One of the hot trends in Library Science literature is to write about the needs of the various generations using the library. Some of them discuss the special needs of retirees (understandable), grade school students (of course) and high school students (again, a nature group to focus on), but more and more articles have moved away from the specific needs of these groups to frame the discussion in terms of generations. There are the Baby Boomers (my parents), Gen X (myself and my siblings, well, I thought my sisters were Gen X as we're 2 and 4 years apart in the mid 70s) and this new generations (Gen Y or the Millennials). This Friday the librarians for the School of Management ordered the American Generations series which included:

What I find interesting is that the New Strategist has put the demarcation of generations right on the birth year of my family's middle child. According to this series I am a different generation from my sisters and anyone else who started school after I was in third grade.

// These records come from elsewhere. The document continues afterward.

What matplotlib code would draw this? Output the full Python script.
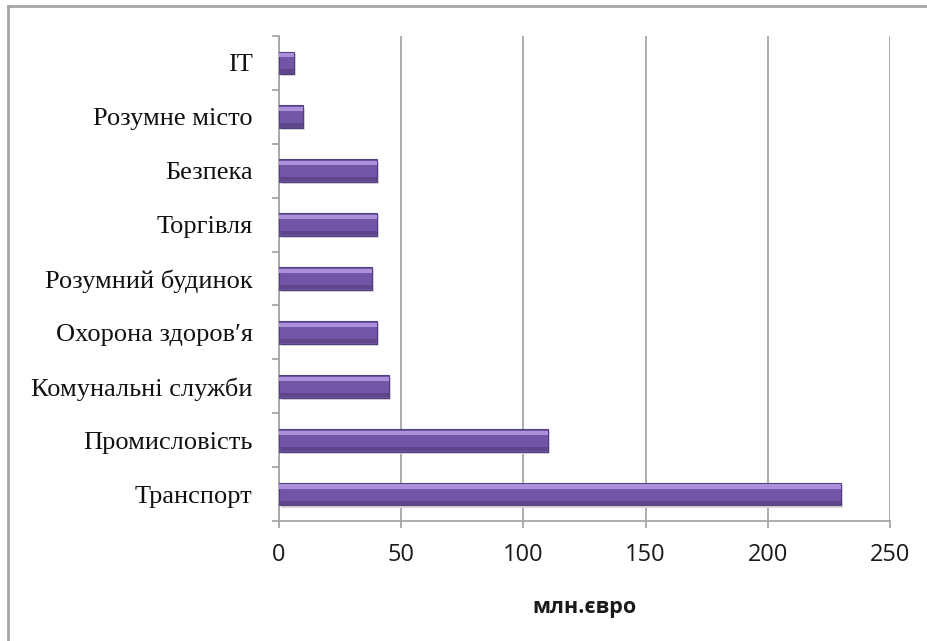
import numpy as np
import matplotlib.pyplot as plt
from matplotlib.lines import Line2D

categories = ['Транспорт', 'Промисловість', 'Комунальні служби', 'Охорона здоров′я',
              'Розумний будинок', 'Торгівля', 'Безпека', 'Розумне місто', 'IT']
values = [230, 110, 45, 40, 38, 40, 40, 10, 6]
xticks = [0, 50, 100, 150, 200, 250]

fig = plt.figure(figsize=(9.27, 6.41), dpi=100)
ax = fig.add_axes([0.301, 0.187, 0.659, 0.757])

# frame round the chart (left and top only visible)
fig.add_artist(Line2D([0.009, 0.009], [0.0, 0.99], transform=fig.transFigure, color='#a6a6a6', lw=2))
fig.add_artist(Line2D([0.009, 1.0], [0.99, 0.99], transform=fig.transFigure, color='#a6a6a6', lw=2))

y = np.arange(len(categories))
h = 0.42
# shadow, body, highlight
ax.barh(y - 0.04, values, height=h, left=0.8, color='#d6d6d6', zorder=2)
ax.barh(y, values, height=h, color='#7255a6', edgecolor='#54407e', linewidth=0.8, zorder=3)
ax.barh(y + h / 2 - 0.07, values, height=0.08, color='#ad90dc', zorder=4)
ax.barh(y - h / 2 + 0.05, values, height=0.08, color='#5d468a', zorder=4)

ax.set_xlim(0, 250)
ax.set_ylim(-0.5, len(categories) - 0.5)
ax.set_xticks(xticks)
ax.set_xticklabels([str(t) for t in xticks], fontsize=17, family=['Open Sans', 'DejaVu Sans'])
ax.set_yticks(y)
ax.set_yticklabels(categories, fontsize=19, family=['Liberation Serif', 'DejaVu Serif'])
ax.set_yticks(np.arange(-0.5, len(categories), 1), minor=True)
ax.tick_params(axis='y', which='major', length=0, pad=19, labelcolor='#111111')
ax.tick_params(axis='y', which='minor', length=5, color='#a6a6a6', width=1.3)
ax.tick_params(axis='x', length=5, color='#a6a6a6', width=1.3, pad=11, labelcolor='#1a1a1a')

ax.grid(axis='x', color='#a6a6a6', linewidth=1.3, zorder=0)
ax.set_axisbelow(True)
for s in ['top', 'right']:
    ax.spines[s].set_visible(False)
for s in ['left', 'bottom']:
    ax.spines[s].set_color('#a6a6a6')
    ax.spines[s].set_linewidth(1.3)

ax.set_xlabel('млн.євро', fontsize=15.5, fontweight='bold', family=['Open Sans', 'DejaVu Sans'],
              labelpad=21, color='#1a1a1a')

fig.savefig('out.png', dpi=100)
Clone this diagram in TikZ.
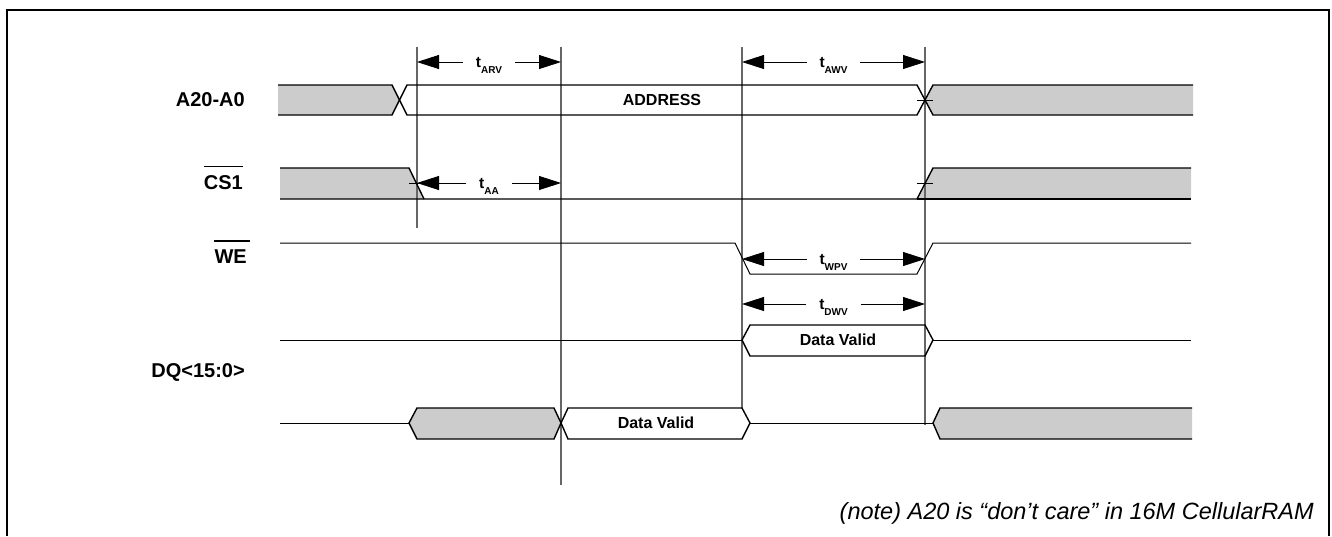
\documentclass[tikz,border=0pt]{standalone}
\usepackage{fontspec}
\setmainfont{Liberation Sans}
\usetikzlibrary{arrows.meta}
\newcommand\tsub[1]{{\fontsize{15.5}{15.5}\selectfont t}\raisebox{-6pt}{\fontsize{10}{10}\selectfont #1}}
\begin{document}
\begin{tikzpicture}[x=1pt,y=-1pt,
 bus/.style={line width=1.4pt, black, line join=miter},
 greyfill/.style={fill=black!20},
 sig/.style={line width=1pt, black},
 vline/.style={line width=1.1pt, black!60},
 dim/.style={line width=0.8pt, black, {Triangle[length=22pt,width=14pt]}-{Triangle[length=22pt,width=14pt]}},
 tlab/.style={fill=white, inner xsep=13pt, inner ysep=0pt, yshift=-3pt, font=\bfseries},
 sigl/.style={anchor=east, inner sep=0pt, font=\fontsize{20}{20}\selectfont\bfseries},
 txt/.style={inner sep=0pt, font=\fontsize{16}{16}\selectfont\bfseries},
 tick/.style={line width=0.7pt, black},
 ovl/.style={line width=1.3pt, black}]
\useasboundingbox (0,0) rectangle (1332,536);
% frame
\draw[line width=1.3pt] (7,536) -- (7,10) -- (1329,10) -- (1329,536);

% grey fills
\fill[greyfill] (278,85) -- (392,85) -- (399.5,100) -- (392,115) -- (278,115) -- cycle;
\fill[greyfill] (925,100) -- (933,85) -- (1193,85) -- (1193,115) -- (933,115) -- cycle;
\fill[greyfill] (280,168) -- (409,168) -- (424,199) -- (280,199) -- cycle;
\fill[greyfill] (917,199) -- (933,168) -- (1191,168) -- (1191,199) -- cycle;
\fill[greyfill] (409,423) -- (417,408) -- (554,408) -- (561,423) -- (554,439) -- (417,439) -- cycle;
\fill[greyfill] (933,423) -- (940,408) -- (1192,408) -- (1192,439) -- (940,439) -- cycle;

% vertical reference lines
\coordinate (v1t) at (417,47); \coordinate (v1b) at (417,228);
\coordinate (v2t) at (561,47); \coordinate (v2b) at (561,485);
\coordinate (v3t) at (742,47); \coordinate (v3b) at (742,408);
\coordinate (v4t) at (925,47); \coordinate (v4b) at (925,425);
\draw[vline] (v1t) -- (v1b);
\draw[vline] (v2t) -- (v2b);
\draw[vline] (v3t) -- (v3b);
\draw[vline] (v4t) -- (v4b);

% A20-A0
\draw[bus] (278,85) -- (392,85) -- (407,115) -- (917,115) -- (933,85) -- (1193,85);
\draw[bus] (278,115) -- (392,115) -- (407,85) -- (917,85) -- (933,115) -- (1193,115);
\draw[tick] (917,100) -- (933,100);
\node[txt] (addr) at (662,100) {ADDRESS};

% CS1
\draw[bus] (280,168) -- (409,168) -- (424,199);
\draw[bus] (280,199) -- (917,199) -- (933,168) -- (1191,168);
\draw[bus] (917,199) -- (1191,199);
\draw[tick] (409,183) -- (425,183);
\draw[tick] (917,183) -- (933,183);

% WE
\draw[sig] (280,243) -- (735,243) -- (750,274) -- (917,274) -- (933,243) -- (1191,243);

% DQ upper
\draw[sig] (280,340) -- (742,340);
\draw[bus] (742,340) -- (750,325) -- (925,325) -- (933,340) -- (925,356) -- (750,356) -- cycle;
\draw[sig] (933,340) -- (1191,340);
\node[txt] (dv1) at (838,340) {Data Valid};

% DQ lower
\draw[sig] (280,423) -- (409,423);
\draw[bus] (409,423) -- (417,408) -- (554,408) -- (561,423) -- (554,439) -- (417,439) -- cycle;
\draw[bus] (561,423) -- (568,408) -- (742,408) -- (750,423) -- (742,439) -- (568,439) -- cycle;
\draw[sig] (750,423) -- (933,423);
\draw[bus] (1192,408) -- (940,408) -- (933,423) -- (940,439) -- (1192,439);
\node[txt] (dv2) at (656,423) {Data Valid};

% timing arrows
\coordinate (arvL) at (417,62); \coordinate (arvR) at (561,62);
\coordinate (awvL) at (742,62); \coordinate (awvR) at (925,62);
\coordinate (aaL) at (417,183); \coordinate (aaR) at (561,183);
\coordinate (wpvL) at (742,259); \coordinate (wpvR) at (925,259);
\coordinate (dwvL) at (742,304); \coordinate (dwvR) at (925,304);
\draw[dim] (arvL) -- (arvR) node[tlab, midway] (tarv) {\tsub{ARV}};
\draw[dim] (awvL) -- (awvR) node[tlab, midway] (tawv) {\tsub{AWV}};
\draw[dim] (aaL) -- (aaR) node[tlab, midway] (taa) {\tsub{AA}};
\draw[dim] (wpvL) -- (wpvR) node[tlab, midway] (twpv) {\tsub{WPV}};
\draw[dim] (dwvL) -- (dwvR) node[tlab, midway] (tdwv) {\tsub{DWV}};

% signal labels
\node[sigl] (la) at (245,100) {A20-A0};
\node[sigl] (lcs) at (243,183) {CS1};
\draw[ovl] ([yshift=9pt]lcs.north west) -- ([yshift=9pt]lcs.north east);
\node[sigl] (lwe) at (247,257) {WE};
\draw[ovl] ([yshift=9pt]lwe.north west) -- ([yshift=9pt,xshift=3pt]lwe.north east);
\node[sigl] (ldq) at (245,372) {DQ<15:0>};

% note
\node[anchor=base east, inner sep=0pt, font=\fontsize{23.5}{23.5}\selectfont\itshape] (note) at (1314,519) {(note) A20 is “don’t care” in 16M CellularRAM};
\end{tikzpicture}
\end{document}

I understand that generations are for statistical and marketing purposes and really have no bearing on reality, but I think cutting the generation so fine really proves how outdated our thinking about age groups has become. In some ways I have a lot more in common with those born in the mid 80s than those in the mid 60s, but marketers see me as the same core audience as someone who may have been a baby or toddler at Woodstock.

The good news is that I can complain about these new Millennials with their computers and e-mail and ignorance of news from newspapers with my boss all the while texting with those same Millennials about the Baby Boomer manager who whines about how it's so hard to use a photocopier (because he's old and this is new-fangled technology, not because, you know, copiers tend to be confusing and counter-intuitive for everyone).